[Start of Provided data]
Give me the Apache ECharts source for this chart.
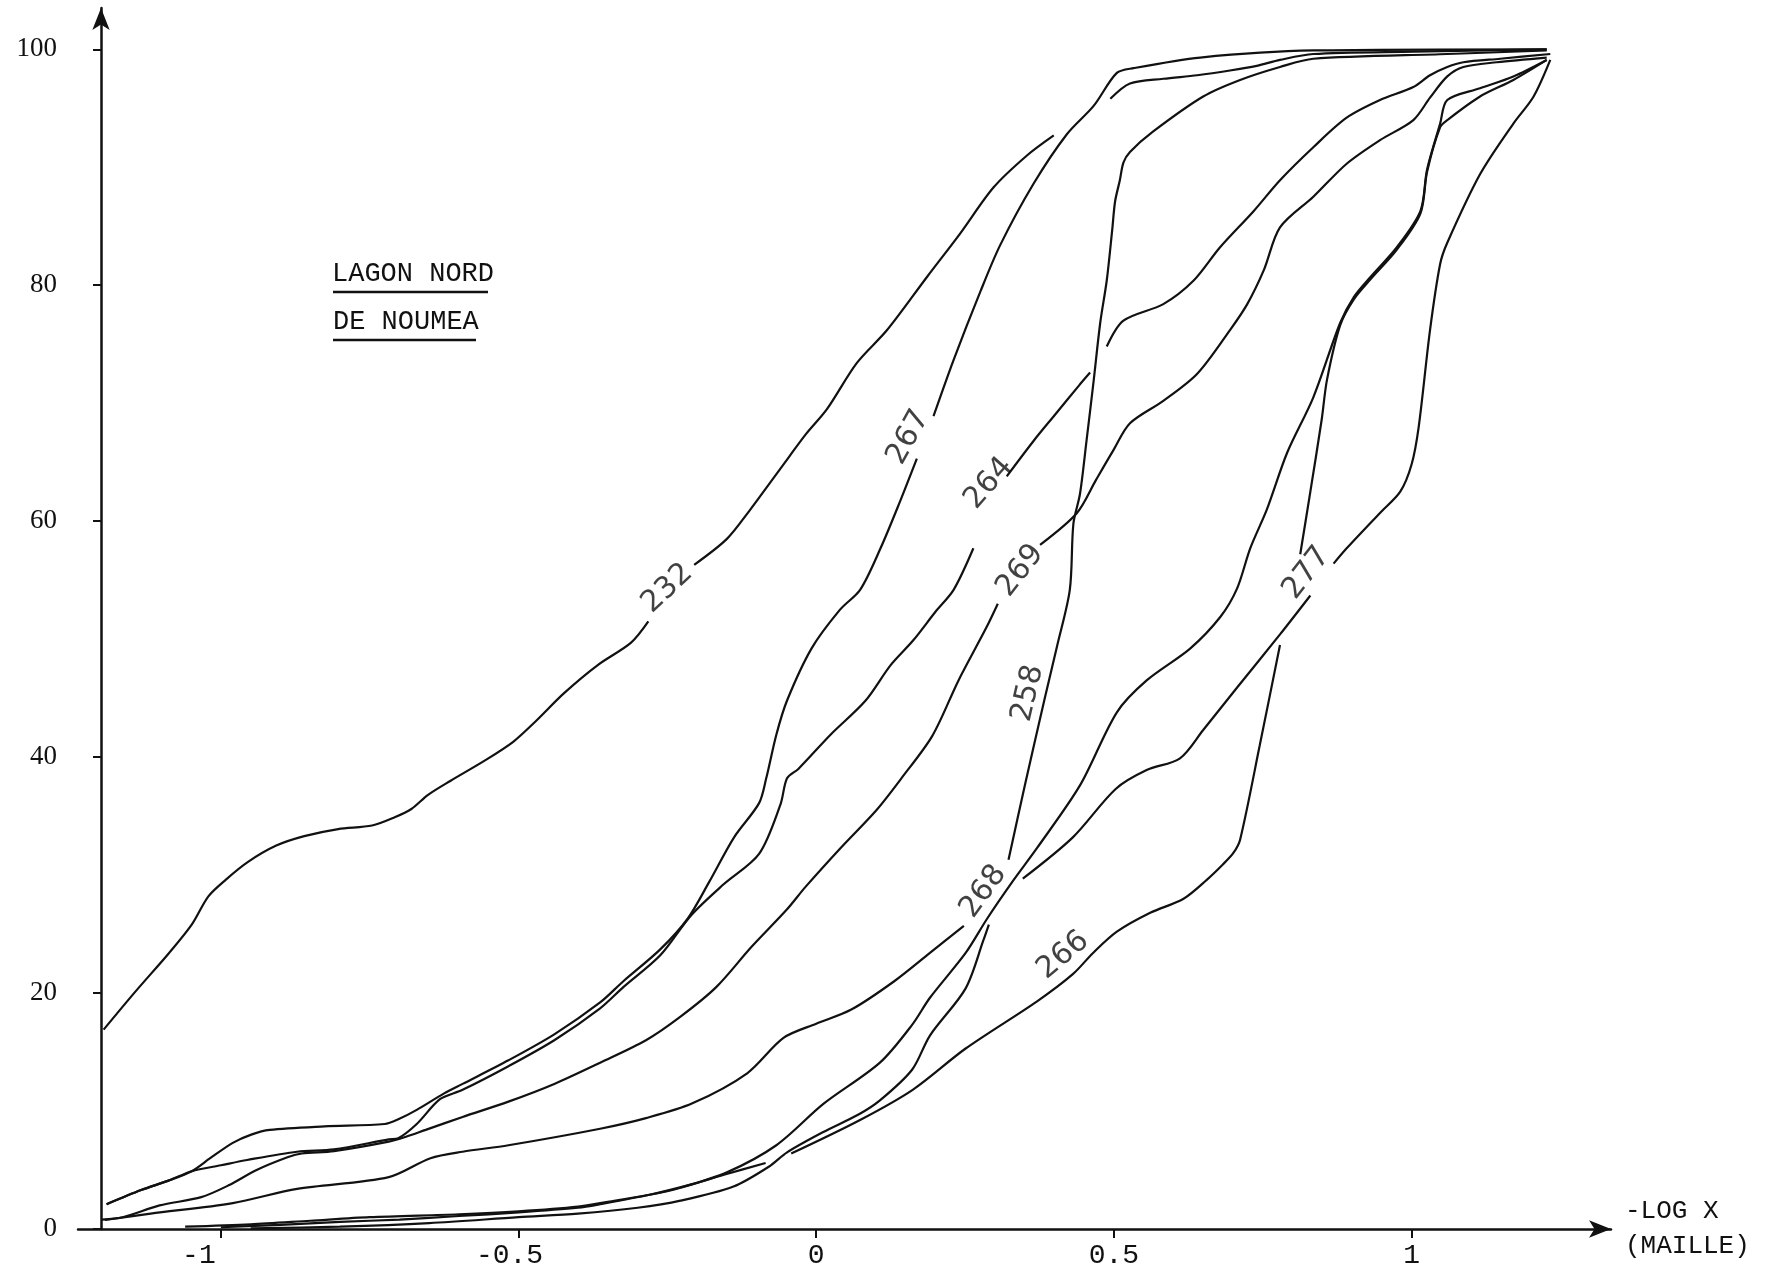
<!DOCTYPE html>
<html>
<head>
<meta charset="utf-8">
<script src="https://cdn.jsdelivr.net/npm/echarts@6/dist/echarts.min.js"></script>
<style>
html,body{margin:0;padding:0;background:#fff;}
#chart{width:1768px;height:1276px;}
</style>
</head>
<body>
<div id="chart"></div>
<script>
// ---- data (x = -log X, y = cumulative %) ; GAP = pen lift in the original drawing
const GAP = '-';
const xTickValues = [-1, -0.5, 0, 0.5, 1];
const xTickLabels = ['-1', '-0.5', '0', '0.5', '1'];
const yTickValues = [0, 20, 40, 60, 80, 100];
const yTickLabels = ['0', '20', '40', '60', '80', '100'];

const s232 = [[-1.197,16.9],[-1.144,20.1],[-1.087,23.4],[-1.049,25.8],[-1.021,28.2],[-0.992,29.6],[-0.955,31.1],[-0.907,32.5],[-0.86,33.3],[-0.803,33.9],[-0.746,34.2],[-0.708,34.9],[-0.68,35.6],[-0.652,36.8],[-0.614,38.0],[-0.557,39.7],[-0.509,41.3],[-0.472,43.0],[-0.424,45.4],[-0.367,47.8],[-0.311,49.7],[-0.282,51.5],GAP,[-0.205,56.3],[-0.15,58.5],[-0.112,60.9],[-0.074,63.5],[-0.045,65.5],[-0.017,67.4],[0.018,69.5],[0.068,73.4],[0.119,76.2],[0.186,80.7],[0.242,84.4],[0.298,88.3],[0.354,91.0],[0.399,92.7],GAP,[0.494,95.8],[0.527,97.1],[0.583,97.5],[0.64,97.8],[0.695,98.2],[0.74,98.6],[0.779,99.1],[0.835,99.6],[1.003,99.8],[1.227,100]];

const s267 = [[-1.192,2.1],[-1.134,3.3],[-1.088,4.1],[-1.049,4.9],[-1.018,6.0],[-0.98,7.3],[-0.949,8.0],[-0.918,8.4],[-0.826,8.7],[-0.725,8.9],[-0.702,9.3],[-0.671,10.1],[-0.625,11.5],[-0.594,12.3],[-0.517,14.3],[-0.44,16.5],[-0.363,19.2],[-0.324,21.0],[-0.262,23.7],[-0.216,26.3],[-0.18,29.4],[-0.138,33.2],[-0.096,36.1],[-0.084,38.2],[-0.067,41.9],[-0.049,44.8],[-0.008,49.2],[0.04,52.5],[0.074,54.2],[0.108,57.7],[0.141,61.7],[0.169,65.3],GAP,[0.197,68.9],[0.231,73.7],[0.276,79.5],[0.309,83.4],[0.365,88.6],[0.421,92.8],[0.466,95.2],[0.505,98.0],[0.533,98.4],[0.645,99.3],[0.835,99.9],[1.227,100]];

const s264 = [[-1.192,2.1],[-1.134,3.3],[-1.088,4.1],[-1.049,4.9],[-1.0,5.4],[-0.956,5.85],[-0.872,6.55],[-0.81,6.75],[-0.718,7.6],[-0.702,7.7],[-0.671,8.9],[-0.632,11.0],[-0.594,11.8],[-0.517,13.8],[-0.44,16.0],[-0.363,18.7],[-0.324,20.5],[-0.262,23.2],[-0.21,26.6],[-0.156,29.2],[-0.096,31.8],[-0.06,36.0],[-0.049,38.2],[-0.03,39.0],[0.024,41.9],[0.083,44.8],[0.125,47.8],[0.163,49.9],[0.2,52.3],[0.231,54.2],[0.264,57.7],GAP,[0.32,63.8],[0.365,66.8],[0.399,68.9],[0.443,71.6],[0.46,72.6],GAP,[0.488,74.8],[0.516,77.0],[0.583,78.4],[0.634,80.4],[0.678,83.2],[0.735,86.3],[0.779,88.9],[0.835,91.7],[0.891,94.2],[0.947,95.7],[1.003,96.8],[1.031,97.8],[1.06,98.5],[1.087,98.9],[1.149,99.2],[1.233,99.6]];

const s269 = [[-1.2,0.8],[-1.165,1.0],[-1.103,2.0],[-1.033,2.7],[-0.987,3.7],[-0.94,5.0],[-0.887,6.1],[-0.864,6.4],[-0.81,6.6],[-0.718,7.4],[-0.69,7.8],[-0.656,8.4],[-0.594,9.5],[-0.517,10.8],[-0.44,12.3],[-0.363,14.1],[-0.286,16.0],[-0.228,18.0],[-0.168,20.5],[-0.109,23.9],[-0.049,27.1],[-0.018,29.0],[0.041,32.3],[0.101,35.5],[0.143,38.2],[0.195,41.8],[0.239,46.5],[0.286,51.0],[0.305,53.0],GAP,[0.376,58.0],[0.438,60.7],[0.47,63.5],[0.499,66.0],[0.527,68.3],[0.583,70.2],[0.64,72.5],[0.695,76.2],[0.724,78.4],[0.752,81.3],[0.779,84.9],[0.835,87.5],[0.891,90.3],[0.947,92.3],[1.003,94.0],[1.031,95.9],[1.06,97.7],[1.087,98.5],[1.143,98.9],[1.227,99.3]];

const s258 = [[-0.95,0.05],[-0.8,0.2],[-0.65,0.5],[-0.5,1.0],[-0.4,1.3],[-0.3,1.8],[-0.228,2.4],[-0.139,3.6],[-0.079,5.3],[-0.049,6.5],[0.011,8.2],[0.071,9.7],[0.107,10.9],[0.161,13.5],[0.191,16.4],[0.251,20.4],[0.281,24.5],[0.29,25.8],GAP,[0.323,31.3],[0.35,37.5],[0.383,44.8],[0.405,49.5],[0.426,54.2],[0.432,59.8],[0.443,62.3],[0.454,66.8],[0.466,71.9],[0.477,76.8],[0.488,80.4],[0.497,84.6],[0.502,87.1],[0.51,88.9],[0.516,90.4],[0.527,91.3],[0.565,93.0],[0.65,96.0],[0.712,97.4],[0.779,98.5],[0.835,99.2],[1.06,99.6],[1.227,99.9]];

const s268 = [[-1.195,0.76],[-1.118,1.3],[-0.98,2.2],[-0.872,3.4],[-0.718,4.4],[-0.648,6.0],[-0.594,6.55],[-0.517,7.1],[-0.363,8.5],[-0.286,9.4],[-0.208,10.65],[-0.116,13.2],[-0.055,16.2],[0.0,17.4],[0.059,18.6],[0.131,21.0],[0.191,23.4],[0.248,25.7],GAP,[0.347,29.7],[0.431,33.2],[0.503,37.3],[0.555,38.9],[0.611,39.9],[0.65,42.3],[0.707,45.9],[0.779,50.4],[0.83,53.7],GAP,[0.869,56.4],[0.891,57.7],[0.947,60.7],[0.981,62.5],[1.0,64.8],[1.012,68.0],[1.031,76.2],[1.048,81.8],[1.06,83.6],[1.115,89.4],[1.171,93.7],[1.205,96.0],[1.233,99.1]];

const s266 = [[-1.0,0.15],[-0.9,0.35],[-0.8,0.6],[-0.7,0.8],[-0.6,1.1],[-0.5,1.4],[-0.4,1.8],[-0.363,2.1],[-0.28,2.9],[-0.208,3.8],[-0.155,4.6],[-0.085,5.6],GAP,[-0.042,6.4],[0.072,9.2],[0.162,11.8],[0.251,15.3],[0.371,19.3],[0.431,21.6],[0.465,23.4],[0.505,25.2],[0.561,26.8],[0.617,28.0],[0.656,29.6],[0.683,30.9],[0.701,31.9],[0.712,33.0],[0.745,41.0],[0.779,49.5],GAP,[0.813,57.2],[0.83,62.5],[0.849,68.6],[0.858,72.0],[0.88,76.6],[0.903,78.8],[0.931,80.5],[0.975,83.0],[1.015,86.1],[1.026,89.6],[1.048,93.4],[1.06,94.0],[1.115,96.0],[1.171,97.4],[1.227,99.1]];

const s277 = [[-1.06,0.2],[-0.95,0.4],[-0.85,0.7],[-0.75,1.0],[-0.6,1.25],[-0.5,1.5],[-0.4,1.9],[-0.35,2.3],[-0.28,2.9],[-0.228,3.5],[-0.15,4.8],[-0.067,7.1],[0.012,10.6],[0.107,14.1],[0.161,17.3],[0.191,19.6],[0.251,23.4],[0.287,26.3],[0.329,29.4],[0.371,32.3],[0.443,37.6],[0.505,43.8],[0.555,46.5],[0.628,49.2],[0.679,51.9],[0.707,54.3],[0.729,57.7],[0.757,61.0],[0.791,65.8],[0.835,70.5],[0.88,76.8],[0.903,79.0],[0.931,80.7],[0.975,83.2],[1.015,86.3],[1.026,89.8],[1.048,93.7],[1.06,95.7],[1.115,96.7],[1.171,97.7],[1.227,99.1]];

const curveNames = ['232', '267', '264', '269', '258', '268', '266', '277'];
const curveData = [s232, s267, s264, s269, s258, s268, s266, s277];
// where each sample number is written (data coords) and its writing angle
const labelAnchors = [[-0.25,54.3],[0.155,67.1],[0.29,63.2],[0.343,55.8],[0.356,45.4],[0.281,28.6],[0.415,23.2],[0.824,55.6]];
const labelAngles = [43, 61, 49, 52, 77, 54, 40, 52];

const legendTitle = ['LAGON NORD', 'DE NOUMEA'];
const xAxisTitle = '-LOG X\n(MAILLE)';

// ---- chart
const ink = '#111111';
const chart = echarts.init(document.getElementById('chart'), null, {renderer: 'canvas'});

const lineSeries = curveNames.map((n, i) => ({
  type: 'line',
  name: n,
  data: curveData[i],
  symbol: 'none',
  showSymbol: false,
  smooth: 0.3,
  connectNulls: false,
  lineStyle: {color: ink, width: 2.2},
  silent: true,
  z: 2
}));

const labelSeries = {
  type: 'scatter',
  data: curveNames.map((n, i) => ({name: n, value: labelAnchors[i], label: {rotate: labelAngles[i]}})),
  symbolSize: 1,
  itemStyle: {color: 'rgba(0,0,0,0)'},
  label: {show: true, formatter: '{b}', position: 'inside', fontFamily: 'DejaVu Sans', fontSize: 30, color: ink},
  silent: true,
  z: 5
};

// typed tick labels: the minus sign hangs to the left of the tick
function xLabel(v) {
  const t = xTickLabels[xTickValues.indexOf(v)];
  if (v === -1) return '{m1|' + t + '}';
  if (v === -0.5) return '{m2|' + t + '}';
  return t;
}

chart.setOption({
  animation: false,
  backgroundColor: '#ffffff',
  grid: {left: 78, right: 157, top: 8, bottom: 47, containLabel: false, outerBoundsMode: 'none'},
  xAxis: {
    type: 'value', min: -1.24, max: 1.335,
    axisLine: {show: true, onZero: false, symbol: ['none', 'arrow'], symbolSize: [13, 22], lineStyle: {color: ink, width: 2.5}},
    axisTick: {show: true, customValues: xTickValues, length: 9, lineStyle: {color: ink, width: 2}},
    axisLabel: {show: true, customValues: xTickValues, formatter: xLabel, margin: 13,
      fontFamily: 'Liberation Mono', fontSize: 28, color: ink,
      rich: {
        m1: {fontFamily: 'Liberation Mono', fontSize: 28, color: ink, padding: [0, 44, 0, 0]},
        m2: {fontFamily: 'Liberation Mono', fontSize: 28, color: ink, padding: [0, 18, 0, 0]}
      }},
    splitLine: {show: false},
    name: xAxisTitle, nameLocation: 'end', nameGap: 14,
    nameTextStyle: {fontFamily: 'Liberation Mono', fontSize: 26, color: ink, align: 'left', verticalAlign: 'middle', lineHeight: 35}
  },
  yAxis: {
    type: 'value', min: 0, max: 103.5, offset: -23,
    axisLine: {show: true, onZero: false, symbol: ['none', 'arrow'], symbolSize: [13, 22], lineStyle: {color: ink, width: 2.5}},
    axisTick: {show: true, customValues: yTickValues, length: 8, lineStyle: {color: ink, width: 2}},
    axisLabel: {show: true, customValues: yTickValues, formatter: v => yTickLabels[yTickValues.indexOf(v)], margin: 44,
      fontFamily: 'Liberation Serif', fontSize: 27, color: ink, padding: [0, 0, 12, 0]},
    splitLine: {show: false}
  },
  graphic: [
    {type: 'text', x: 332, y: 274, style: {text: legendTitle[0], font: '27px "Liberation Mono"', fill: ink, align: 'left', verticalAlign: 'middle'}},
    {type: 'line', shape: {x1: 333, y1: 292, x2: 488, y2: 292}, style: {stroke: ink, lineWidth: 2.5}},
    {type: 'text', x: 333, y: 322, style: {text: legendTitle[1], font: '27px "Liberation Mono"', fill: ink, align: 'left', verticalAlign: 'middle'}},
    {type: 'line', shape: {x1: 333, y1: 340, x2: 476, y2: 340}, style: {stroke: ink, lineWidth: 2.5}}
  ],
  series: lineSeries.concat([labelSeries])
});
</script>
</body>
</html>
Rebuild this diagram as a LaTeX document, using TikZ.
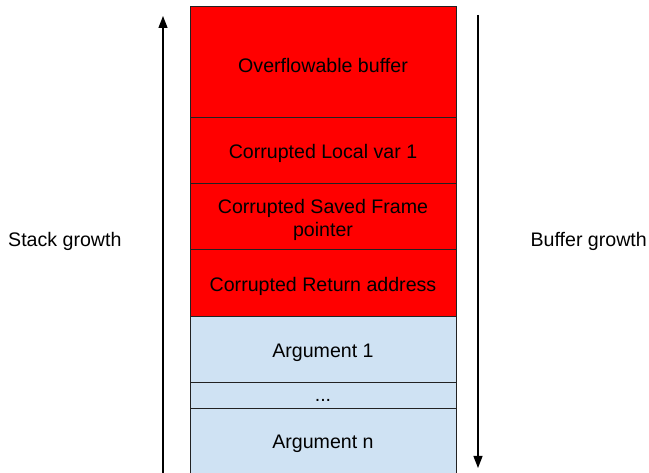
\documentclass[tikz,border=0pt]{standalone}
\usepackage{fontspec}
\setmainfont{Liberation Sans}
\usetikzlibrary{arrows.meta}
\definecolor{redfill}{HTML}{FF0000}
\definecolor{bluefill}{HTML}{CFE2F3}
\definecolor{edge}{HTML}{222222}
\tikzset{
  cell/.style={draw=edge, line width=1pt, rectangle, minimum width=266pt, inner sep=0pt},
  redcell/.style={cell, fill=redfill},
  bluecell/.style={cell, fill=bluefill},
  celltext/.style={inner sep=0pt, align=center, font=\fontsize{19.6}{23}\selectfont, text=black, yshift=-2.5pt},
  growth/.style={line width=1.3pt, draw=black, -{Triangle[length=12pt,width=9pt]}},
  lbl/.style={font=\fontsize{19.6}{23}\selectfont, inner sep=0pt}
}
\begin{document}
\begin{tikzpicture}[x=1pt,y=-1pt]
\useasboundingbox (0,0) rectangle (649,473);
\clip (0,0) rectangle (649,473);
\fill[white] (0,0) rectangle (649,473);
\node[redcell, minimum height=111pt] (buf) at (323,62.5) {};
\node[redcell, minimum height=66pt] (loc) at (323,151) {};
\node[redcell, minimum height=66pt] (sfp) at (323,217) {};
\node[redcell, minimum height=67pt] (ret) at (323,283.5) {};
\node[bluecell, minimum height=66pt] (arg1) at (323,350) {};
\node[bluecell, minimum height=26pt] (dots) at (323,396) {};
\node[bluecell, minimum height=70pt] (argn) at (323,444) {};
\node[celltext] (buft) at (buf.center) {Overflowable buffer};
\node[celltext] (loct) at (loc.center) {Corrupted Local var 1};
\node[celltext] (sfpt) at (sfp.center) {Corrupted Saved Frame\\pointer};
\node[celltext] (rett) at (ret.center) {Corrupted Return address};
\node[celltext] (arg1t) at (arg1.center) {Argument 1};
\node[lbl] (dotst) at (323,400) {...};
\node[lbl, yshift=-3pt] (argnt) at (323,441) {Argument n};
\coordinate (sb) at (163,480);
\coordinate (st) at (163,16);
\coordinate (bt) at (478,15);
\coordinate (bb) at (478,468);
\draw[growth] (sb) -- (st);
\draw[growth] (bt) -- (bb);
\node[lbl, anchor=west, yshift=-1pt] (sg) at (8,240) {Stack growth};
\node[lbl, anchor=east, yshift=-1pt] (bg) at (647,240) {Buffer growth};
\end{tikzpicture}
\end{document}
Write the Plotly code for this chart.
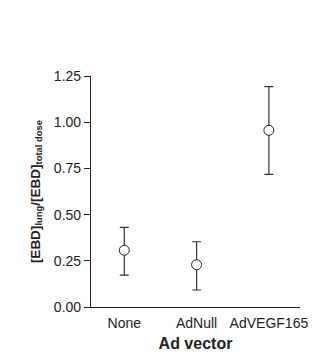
[End of Provided data]
▸ **Request**: Give the number of lines in the material above that have the word "this" in them, and nothing more.

▸ **Exercise output**: 3